A Weekly Devotional
|Posted on February 14, 2018 at 1:00 PM|
I was diligently working on my book, "The World, As We Know It" in 2012 through 2014. I calculated that in the more than 14 months of working on this book, I must have re-read it a minimum of 15 times. And though this book has already been published, I have insisted that I go through it at least one more time.
Each time that I read this book, I have learned a little bit more about myself: my weaknesses and my strengths. I am also reminded of what it is that I must do in my everyday walk to ensure that I too am doing my part here in this world.
We are each reminded as Christians, as followers of the faith, that we are to keep a standard in terms of walking as an example for others, as He is our example. I think often of the choices that I have made that have inevitably led to sin in my life, and ultimately regret.
How often do we wish that we could undo those choices that have caused others so much pain, and the very years this pain has equally caused us in discontent? How often have we allowed those regrets to prevent us from moving forward?
Each of us have spent countless years in the wilderness, due to our own choices. The people who had counted me as unworthy, because of these wrongdoings were numerous. No matter what, there seemed to be no escape. I was living in the world, living for the world, and living by the world. Mediocracy was all that I hoped for. There was a spirit of almost offense that kept me, sadly, hardhearted. I wasn't concerned for others; "to each their own". What didn't kill me, did make me stronger, or so I believed.
There is a spirit of offense in many. We are offended by those who have hurt us, even when it is unintentional. We are bombarded with this offense, pain, fear, regrets, discontent, anger and sadness.
There were those who would explain that I must let go of the past. I would question, "But, how do I do that?"
The answer that I had to discover for myself, was in learning to allow myself to forgive. I had to invite Jesus Christ into my heart. He began in me, this process of forgiveness. It took me several years to finally let go; and even now, I have to consistently ask Jesus to take the wheel. I have to remind myself that He is in control, and not me.

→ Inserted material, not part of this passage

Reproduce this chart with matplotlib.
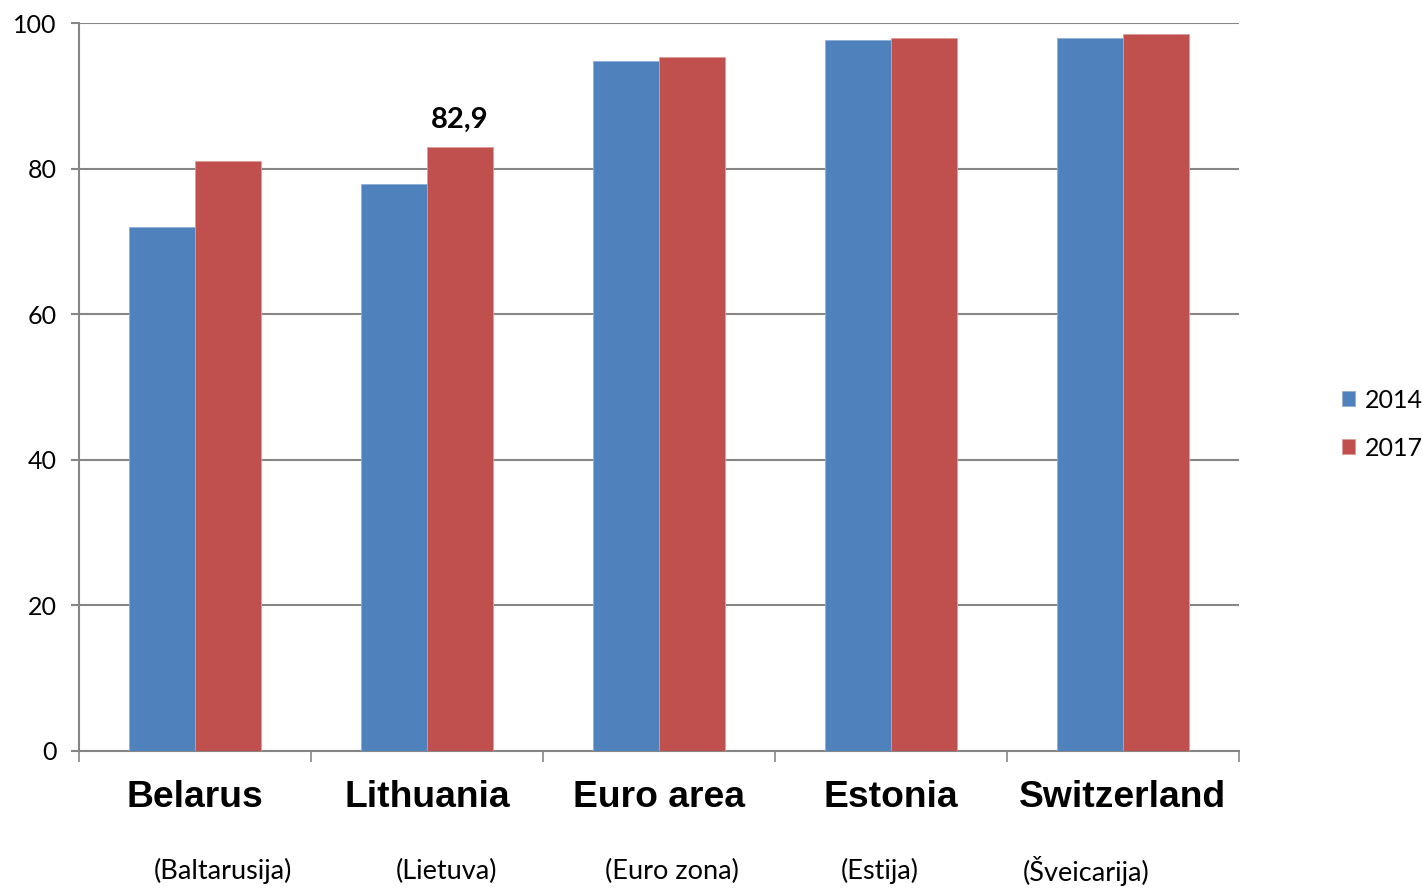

I spent years self-soothing and doing it my way. I had to make up my own mind, once and for all, that I was not going to live that way anymore. I had to make a decision that I wanted to change. I had to read the Word of God and rediscover who I am in Christ. I had to discard other people's opinions of me and instead, hear what the Word of God had to say.
I cannot always explain everything that happens in this world, nor will I pretend that I have all the answers. I will say that something remarkable has happened to me. There is a knowing in my spirit that even in times of turmoil, I just cannot explain. It is a peaceful state of being. It is in this place, in His presence, that I can truly find peace.
They say that the world is a big, bad place these days. I will say that there are choices being made in this world that make it appear as if that is so. We are in a sign of the times, no doubt. We must all understand that to make a difference in this world, it does require that we first start within our own heart. Our ministry begins in our homes, beginning with the way that we speak to our spouse, our children, and how we choose to live.
Ultimately, I had to stop and ask myself this very question, "What does the world mean to me, and what am I willing to do to make a difference in it?" I then, had to make a decision to do it.
Let us each put away the excuses, the countless blameless games, and instead, with one foot forward, let us each take a step in creating an imprint for change.